Football teams usually score 21 points on three touchdowns and their subsequent conversions. Last night’s Super Bowl saw the New York Giants score a two touchdowns, one point after touchdown, two fields goals, and a safety; they missed a two-point conversion after the second touchdown. It was still enough to beat New England 21-17.
I have come to realize nothing is better than watching the Steelers beat Baltimore; the second best thing in football is seeing New England lose. I wondered why last night, and I think I’ve figured it out. The Ravens are mere felons; the Pats are cheaters.
The New York safety came when Tom Brady was called for intentional grounding in the end zone. Grounding calls when the ball is thrown deep down the field are unusual, but this was the right call. Announcer Chris Collinsworth noted how rare such mistakes are for Brady, but a look at Brady after the call shows he was convinced the error was the officials’; not his. He’s Tom Brady. How could officials advance through what is allegedly a merit system and make a borderline call against him?
Doubly sweet was watching Pats coach Bill Belichick after the game. The players looked disappointed; 99% of coaches would, too. Belichick wore an expression you’d expect to see from Tony Soprano after he’d fixed a horse race and the wrong horse won. Somebody fucked up somewhere, and it wasn’t him.
The ending was satisfying, but not because I rooted for the Giants; I was cheering against the Patriots. I dislike New York teams on principle, flowing downward from the Yankees. The Giants and Rangers have worn me down a little. Eli Manning is hard to dislike, and even Tom Coughlin has been supplanted as the Official Rat-Faced Fuck of the Home Office by NHL Commissioner Gary Bettman. Still, I would have rooted for the forces of darkness against the Patriots, except the Pats vs. the FOD would be an intra-squad game.
The first pitchers and catchers report in five days.
4 comments:
You make some good points. How can a New York team ever be considered an underdog, and yet the Rangers and the recent Giants seem to be.
I would also say that there are a lot of guys like me out there who grew up in our older brothers' shadows and we cheer for Eli. It's a different kind of brotherhood.
You know where I was on this game. Anybody but the Cheatriots (my son, Dustin, coined that phrase). I used to call them the cheaterfaces.
If the NFL had the balls, they would've stripped the titles the Cheatriots have pre Spy Gate. The guy was caught, had to pay a fine, and aside from those little details, it was ignored in the commissioner's office. What a joke.

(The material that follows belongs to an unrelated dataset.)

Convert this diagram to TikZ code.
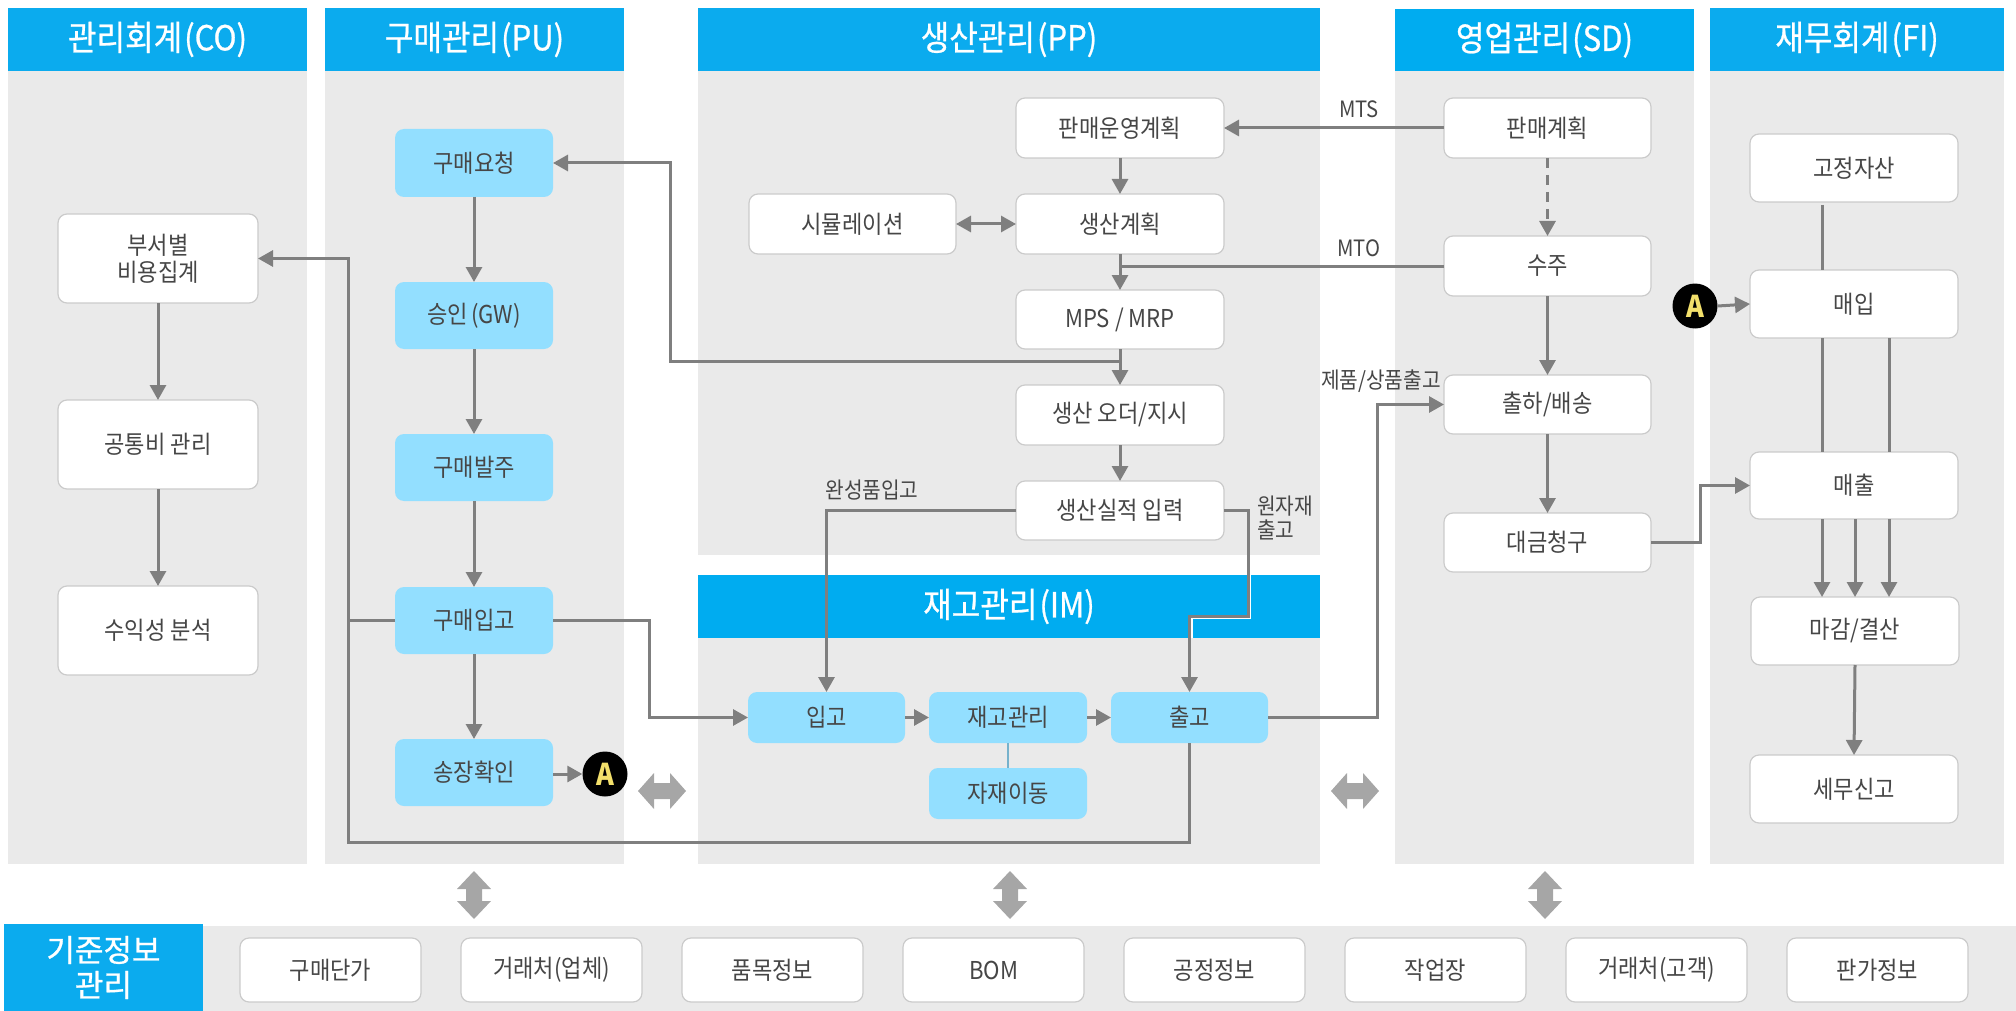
\documentclass[tikz,border=0pt]{standalone}
\usepackage{fontspec}
\usetikzlibrary{arrows.meta,calc}
\setmainfont{Noto Sans CJK KR}[FakeStretch=0.9]
\newfontfamily\hfont{Noto Sans CJK KR}[FakeStretch=0.9,FakeBold=0.7]
\newfontfamily\tfont{Noto Sans CJK KR}[FakeBold=0.9]
\definecolor{hdr}{HTML}{0BABEE}
\definecolor{hdrb}{HTML}{00ACF0}
\definecolor{panel}{HTML}{EAEAEA}
\definecolor{lblue}{HTML}{93DFFF}
\definecolor{edge}{HTML}{CBCBCB}
\definecolor{flow}{HTML}{7F7F7F}
\definecolor{txt}{HTML}{464646}
\definecolor{dbl}{HTML}{A6A6A6}
\definecolor{ayel}{HTML}{F3E06B}
\tikzset{
  base/.style={inner sep=0pt,outer sep=0pt,align=center,text=txt,font=\fontsize{24.6}{29}\selectfont},
  wbox/.style={base,draw=edge,line width=1.2pt,fill=white,rounded corners=9pt},
  bbox/.style={base,fill=lblue,rounded corners=9pt},
  head/.style={base,fill=hdr,text=white,font=\hfont\fontsize{34.5}{40}\selectfont},
  headb/.style={head,fill=hdrb},
  headt/.style={head,font=\tfont\fontsize{31}{38}\selectfont},
  pnl/.style={fill=panel,draw=none},
  flowline/.style={draw=flow,line width=3pt},
  flowarrow/.style={flowline,-{Triangle[length=15pt,width=16pt]}},
  biarrow/.style={flowline,{Triangle[length=15pt,width=16pt]}-{Triangle[length=15pt,width=16pt]}},
  lab/.style={inner sep=0pt,text=txt,align=left,font=\fontsize{22.5}{27}\selectfont},
  amark/.style={circle,fill=black,inner sep=0pt,minimum size=45pt,text=ayel,font=\fontsize{30}{32}\bfseries\selectfont},
}
\newcommand{\Bx}[7][wbox]{\node[#1,minimum width={(#5-#3)*1pt},minimum height={(#6-#4)*1pt}] (#2) at ({(#3+#5)/2},{(#4+#6)/2}) {#7};}
% vertical / horizontal thick double arrows
\newcommand{\VDbl}[2]{\fill[dbl] (#1,#2-24) -- (#1+17,#2-6) -- (#1+8,#2-6) -- (#1+8,#2+6) -- (#1+17,#2+6) -- (#1,#2+24) -- (#1-17,#2+6) -- (#1-8,#2+6) -- (#1-8,#2-6) -- (#1-17,#2-6) -- cycle;}
\newcommand{\HDbl}[2]{\fill[dbl] (#1-24,#2) -- (#1-8,#2-18) -- (#1-8,#2-8) -- (#1+8,#2-8) -- (#1+8,#2-18) -- (#1+24,#2) -- (#1+8,#2+18) -- (#1+8,#2+8) -- (#1-8,#2+8) -- (#1-8,#2+18) -- cycle;}
\begin{document}
\begin{tikzpicture}[x=1pt,y=-1pt]
\useasboundingbox (0,0) rectangle (2016,1011);
% panels
\fill[pnl] (8,71) rectangle (307,864);
\fill[pnl] (325,71) rectangle (624,864);
\fill[pnl] (698,71) rectangle (1320,555);
\fill[pnl] (698,638) rectangle (1320,864);
\fill[pnl] (1395,71) rectangle (1694,864);
\fill[pnl] (1710,71) rectangle (2004,864);
\fill[pnl] (203,926) rectangle (2016,1011);
% headers
\Bx[head]{hco}{8}{8}{307}{71}{관리회계\kern2pt(CO)}
\Bx[head]{hpu}{325}{8}{624}{71}{구매관리\kern2pt(PU)}
\Bx[head]{hpp}{698}{8}{1320}{71}{생산관리\kern2pt(PP)}
\Bx[headb]{him}{698}{575}{1320}{638}{재고관리\kern2pt(IM)}
\Bx[headb]{hsd}{1395}{9}{1694}{71}{영업관리\kern2pt(SD)}
\Bx[head]{hfi}{1710}{8}{2004}{71}{재무회계\kern2pt(FI)}
\Bx[headt]{hmd}{4}{924}{203}{1011}{기준정보\\[-3pt]관리}
% CO
\Bx{co1}{58}{214}{258}{303}{부서별\\[-2pt]비용집계}
\Bx{co2}{58}{400}{258}{489}{공통비 관리}
\Bx{co3}{58}{586}{258}{675}{수익성 분석}
% PU
\Bx[bbox]{pu1}{395}{129}{553}{197}{구매요청}
\Bx[bbox]{pu2}{395}{282}{553}{349}{승인\kern3pt(GW)}
\Bx[bbox]{pu3}{395}{434}{553}{501}{구매발주}
\Bx[bbox]{pu4}{395}{587}{553}{654}{구매입고}
\Bx[bbox]{pu5}{395}{739}{553}{806}{송장확인}
% PP
\Bx{pp1}{1016}{98}{1224}{158}{판매운영계획}
\Bx{pps}{749}{194}{956}{254}{시뮬레이션}
\Bx{pp2}{1016}{194}{1224}{254}{생산계획}
\Bx{pp3}{1016}{290}{1224}{349}{MPS / MRP}
\Bx{pp4}{1016}{385}{1224}{445}{생산 오더/지시}
\Bx{pp5}{1016}{481}{1224}{540}{생산실적 입력}
% IM
\Bx[bbox]{im1}{748}{692}{905}{743}{입고}
\Bx[bbox]{im2}{929}{692}{1087}{743}{재고관리}
\Bx[bbox]{im3}{1111}{692}{1268}{743}{출고}
\Bx[bbox]{im4}{929}{768}{1087}{819}{자재이동}
% SD
\Bx{sd1}{1444}{98}{1651}{158}{판매계획}
\Bx{sd2}{1444}{236}{1651}{296}{수주}
\Bx{sd3}{1444}{375}{1651}{434}{출하/배송}
\Bx{sd4}{1444}{513}{1651}{572}{대금청구}
% FI
\Bx{fi1}{1750}{134}{1958}{202}{고정자산}
\Bx{fi2}{1750}{270}{1958}{338}{매입}
\Bx{fi3}{1750}{452}{1958}{519}{매출}
\Bx{fi4}{1751}{597}{1959}{665}{마감/결산}
\Bx{fi5}{1750}{755}{1958}{823}{세무신고}
% master data
\Bx{m1}{240}{938}{421}{1002}{구매단가}
\Bx{m2}{461}{938}{642}{1002}{거래처(업체)}
\Bx{m3}{682}{938}{863}{1002}{품목정보}
\Bx{m4}{903}{938}{1084}{1002}{BOM}
\Bx{m5}{1124}{938}{1305}{1002}{공정정보}
\Bx{m6}{1345}{938}{1526}{1002}{작업장}
\Bx{m7}{1566}{938}{1747}{1002}{거래처(고객)}
\Bx{m8}{1787}{938}{1968}{1002}{판가정보}
% markers
\node[amark] (a1) at (605,774) {A};
\node[amark] (a2) at (1695,306) {A};
% waypoint coordinates
\coordinate (xback) at (348,0);
\coordinate (ybot) at (0,842);
\coordinate (jmps) at ($(pp3.south)+(0,12)$);
\coordinate (jmto) at (1120,266);
\coordinate (xreq) at (670,0);
\coordinate (xin) at (649,0);
\coordinate (xraw) at (1248,0);
\coordinate (yraw) at (0,616);
\coordinate (xship) at (1377,0);
\coordinate (xbill) at (1700,0);
\coordinate (xa) at (1822,0);
\coordinate (xb) at (1855,0);
\coordinate (xc) at (1889,0);
% CO flows
\draw[flowarrow] (co1) -- (co2);
\draw[flowarrow] (co2) -- (co3);
% PU flows
\draw[flowarrow] (pu1) -- (pu2);
\draw[flowarrow] (pu2) -- (pu3);
\draw[flowarrow] (pu3) -- (pu4);
\draw[flowarrow] (pu4) -- (pu5);
\draw[flowarrow] (pu5.east |- a1.west) -- (a1.west);
% long return
\draw[flowarrow] (im3.south) |- (xback |- ybot) -- (xback |- co1.east) -- (co1.east);
\draw[flowline] (pu4.west) -- (xback |- pu4.west);
\draw[flowarrow] (pu4.east) -- (xin |- pu4.east) -- (xin |- im1.west) -- (im1.west);
% PP flows
\draw[flowarrow] (pp1) -- (pp2);
\draw[biarrow] (pps) -- (pp2);
\draw[flowarrow] (pp2) -- (pp3);
\draw[flowarrow] (pp3) -- (pp4);
\draw[flowarrow] (pp4) -- (pp5);
\draw[flowarrow] (jmps) -- (xreq |- jmps) -- (xreq |- pu1.east) -- (pu1.east);
\draw[flowline] (sd2.west) -- (jmto);
\draw[flowarrow] (sd1) -- (pp1);
\draw[flowarrow] (pp5.west) -| (im1.north);
\draw[line width=1.6pt,white] ($(xraw |- him.north)+(2.4,0)$) -- ($(xraw |- yraw)+(2.4,2.4)$) -- ($(im3.north |- yraw)+(2.4,2.4)$) -- ($(im3.north |- him.south)+(2.4,0)$);
\draw[flowarrow] (pp5.east) -- (xraw |- pp5.east) -- (xraw |- yraw) -- (im3.north |- yraw) -- (im3.north);
% IM flows
\draw[flowarrow] (im1) -- (im2);
\draw[flowarrow] (im2) -- (im3);
\draw[line width=1.2pt,color=lblue!80!black] (im2) -- (im4);
\draw[flowarrow] (im3.east) -- (xship |- im3.east) -- (xship |- sd3.west) -- (sd3.west);
% SD flows
\draw[flowarrow,dash pattern=on 10pt off 7pt] (sd1) -- (sd2);
\draw[flowarrow] (sd2) -- (sd3);
\draw[flowarrow] (sd3) -- (sd4);
\draw[flowarrow] (sd4.east) -- (xbill |- sd4.east) -- (xbill |- fi3.west) -- (fi3.west);
% FI flows
\draw[flowarrow] (a2.east) -- (fi2.west);
\draw[flowline,shorten <=3pt] (fi1.south -| xa) -- (fi2.north -| xa);
\draw[flowline] (fi2.south -| xa) -- (fi3.north -| xa);
\draw[flowline] (fi2.south -| xc) -- (fi3.north -| xc);
\draw[flowarrow] (fi3.south -| xa) -- (fi4.north -| xa);
\draw[flowarrow] (fi3.south -| xb) -- (fi4.north -| xb);
\draw[flowarrow] (fi3.south -| xc) -- (fi4.north -| xc);
\draw[flowarrow] (fi4.south) -- (fi5.north);
% labels
\node[lab,anchor=center] (lmts) at (1359,109) {MTS};
\node[lab,anchor=center] (lmto) at (1359,248) {MTO};
\node[lab,anchor=center] (lout) at (1381,381) {제품/상품출고};
\node[lab,anchor=center] (lfin) at (872,490) {완성품입고};
\node[lab,anchor=west] (lraw) at (1257,518) {원자재\\[-3pt]출고};
% thick double arrows
\VDbl{474}{895}
\VDbl{1010}{895}
\VDbl{1545}{895}
\HDbl{662}{791}
\HDbl{1355}{791}
\end{tikzpicture}
\end{document}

And isn't it great when the old Lombardi line comes back to haunt the record setters ... that statistics are for losers.
Today Cheatriot fans are quick on the bandwagon of "Welker makes that catch 100% of the time." Forget the fact their math is off, it's the statistic I smile at; catches during clutch time: zero.
And, yes, Welker is a great player. So what?
My highlight of the game was when that arrogant jerkoff covered in tattoos (Hernandez) dropped a crucial clutch pass right before the end of the game. I remembered his little "show" after catching a TD earlier. I hope he enjoyed himself.
Fuck the Cheatriots.
Go Bills!
What I forgot to mention was the ending, which made a mockery of everything sports is supposed to stand for. The team with the lead allowing the trailing team to score, with the trailing team considering refusing to score to take the lead. I understand why they both did it, but it's bullshit.
Yes, that was pretty fugazy ... so was Chris Collinsworth for calling it a mistake to score. WTF? Why try a field goal where so many things can go wrong? Why even consider stopping on the one? They didn't even consider the possibility of stripping the ball, a fumbled snap, etc., as if that's never happened before. Good call, Dana.